NFL teams do not subject their quarterbacks to much contact during the offseason process, or even during in-season practices, and for good reason. Having your franchise quarterback go down for the season because your third-string outside linebacker tackled him awkwardly trying to catch coaches’ eyes would not go over well.
As a consequence, though, playing in the regular season for the first time can be a shock to the system in terms of physicality. Pittsburgh Steelers quarterback Ben Roethlisberger admitted he’s feeling those hits from the first game today, though no more than expected.
“Sore. Like I anticipated”, he responded earlier today when asked how he was feeling physically after his first full game since January.

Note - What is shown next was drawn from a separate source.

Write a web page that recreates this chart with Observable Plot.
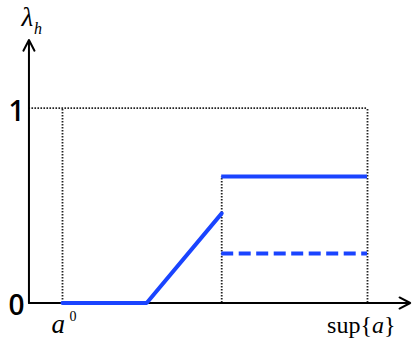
<!DOCTYPE html>
<html>
<head>
<meta charset="utf-8">
<script src="https://cdn.jsdelivr.net/npm/d3@7"></script>
<script src="https://cdn.jsdelivr.net/npm/@observablehq/plot@0.6"></script>
<style>
  body { margin: 0; background: #fff; }
</style>
</head>
<body>
<div id="chart"></div>
<script>
// Membership λ_h over the action range, from a⁰ (0) to sup{a} (1)
const rampX = [0, 0.276, 0.522];   // flat at zero, then rising
const rampY = [0, 0, 0.46];
const jumpX = 0.522;               // discontinuity point
const upperLevel = 0.65;           // solid branch after the jump
const lowerLevel = 0.254;          // dashed branch after the jump
const yTicks = [0, 1];
const axisOriginX = -0.11;         // where the vertical axis sits
const axisEndX = 1.14;             // tip of the horizontal arrow
const axisTopY = 1.35;             // tip of the vertical arrow

const blue = "#1a44ff";
const dotted = {stroke: "#222", strokeWidth: 1.8, strokeDasharray: "1.6,1.4"};
const serif = "Liberation Serif, Times New Roman, serif";

const ramp = rampX.map((x, i) => ({x, y: rampY[i]}));
const axes = [
  {x1: axisOriginX, y1: 0, x2: axisEndX, y2: 0},
  {x1: axisOriginX, y1: 0, x2: axisOriginX, y2: axisTopY}
];

const chart = Plot.plot({
  width: 414,
  height: 346,
  x: {domain: [0, 1], range: [62, 367], axis: null},
  y: {domain: [0, 1], range: [302.5, 107.7], axis: null},
  marks: [
    // dotted guides
    Plot.ruleY([1], {x1: axisOriginX, x2: 1, ...dotted}),
    Plot.ruleX([0, 1], {y1: 0, y2: 1, ...dotted}),
    Plot.ruleX([jumpX], {y1: 0, y2: upperLevel, ...dotted}),
    // axes with arrowheads
    Plot.arrow(axes, {
      x1: "x1", y1: "y1", x2: "x2", y2: "y2",
      stroke: "#000", strokeWidth: 2, headLength: 9, headAngle: 55
    }),
    // λ_h curve
    Plot.line(ramp, {x: "x", y: "y", stroke: blue, strokeWidth: 4, strokeLinejoin: "miter"}),
    Plot.ruleY([upperLevel], {x1: jumpX, x2: 1, stroke: blue, strokeWidth: 4}),
    Plot.ruleY([lowerLevel], {x1: jumpX, x2: 1, stroke: blue, strokeWidth: 4, strokeDasharray: "12,5.5"}),
    // y tick labels
    Plot.text(yTicks, {
      x: () => axisOriginX, y: d => d, text: d => String(d),
      dx: -12.5, dy: 3.5, textAnchor: "middle",
      fontSize: 28, fontWeight: 600, fontFamily: "Open Sans, sans-serif", fill: "#000"
    }),
    // axis title λ_h
    Plot.text(["λ"], {
      x: () => axisOriginX, y: () => axisTopY, text: d => d,
      dx: -1.5, dy: -14, lineAnchor: "bottom", textAnchor: "middle",
      fontSize: 27, fontStyle: "italic", fontFamily: serif, fill: "#000"
    }),
    Plot.text(["h"], {
      x: () => axisOriginX, y: () => axisTopY, text: d => d,
      dx: 5, dy: -6.5, lineAnchor: "bottom", textAnchor: "start",
      fontSize: 16, fontStyle: "italic", fontFamily: serif, fill: "#000"
    }),
    // x labels a⁰ and sup{a}
    Plot.text(["a"], {
      x: () => 0, y: () => 0, text: d => d,
      dx: -11, dy: 29.5, lineAnchor: "bottom", textAnchor: "start",
      fontSize: 27, fontStyle: "italic", fontFamily: serif, fill: "#000"
    }),
    Plot.text(["0"], {
      x: () => 0, y: () => 0, text: d => d,
      dx: 7, dy: 17.5, lineAnchor: "bottom", textAnchor: "start",
      fontSize: 14, fontFamily: serif, fill: "#000"
    }),
    Plot.text(["sup{a}"], {
      x: () => 1, y: () => 0, text: d => d,
      dx: 28, dy: 29.5, lineAnchor: "bottom", textAnchor: "end",
      fontSize: 24, fontFamily: serif, fill: "#000", className: "sup-label"
    })
  ]
});

// italic a inside the braces
d3.select(chart).selectAll(".sup-label text")
  .html('sup{<tspan font-style="italic">a</tspan>}');

document.getElementById("chart").append(chart);
</script>
</body>
</html>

He played only three drives in the preseason. “If you don’t get hit for a while, you’ll have a lot more bumps and bruises than usual”.
The real question, of course, is not how his body generally is feeling, but rather specifically the elbow on his throwing arm he had surgically repaired two years ago. “Yeah, it feels great”, he said. “It’s probably the only part of my body that felt good when I came out of the game so that’s encouraging and positive”.
Roethlisberger missed the vast majority of the 2019 season after he suffered three ruptured tendons in his right elbow, the culmination of a cumulative wear and tear that led to him having extremely rare surgery for a quarterback.
While he felt good last season, he has spoken earlier this year about how the elbow feels even better this year, and how, in comparison, he now realizes that he may not have been as far along, so to speak, during the 2020 season as he thought he was.
Of course, your elbow feeling better doesn’t necessarily mean that you’re playing better, and I don’t think we can say based off of the season opener that Roethlisberger is playing on another level this year that he didn’t have in 2020.
It’s still very early in the season, and hopefully that will change as the year progresses, but his accuracy was certainly off for much of the game, even if it improved as the clock wound down. According to Pro Football Reference, he had the highest ratio of bad throws of all starting quarterbacks in Week 1.
But the first step to playing well is feeling well, and aside from bumps and bruises, it sounds like Roethlisberger’s throwing arm is in good shape. Not that we expected anything different, necessarily, after he played through the entirety of last season without major incident relating to his elbow.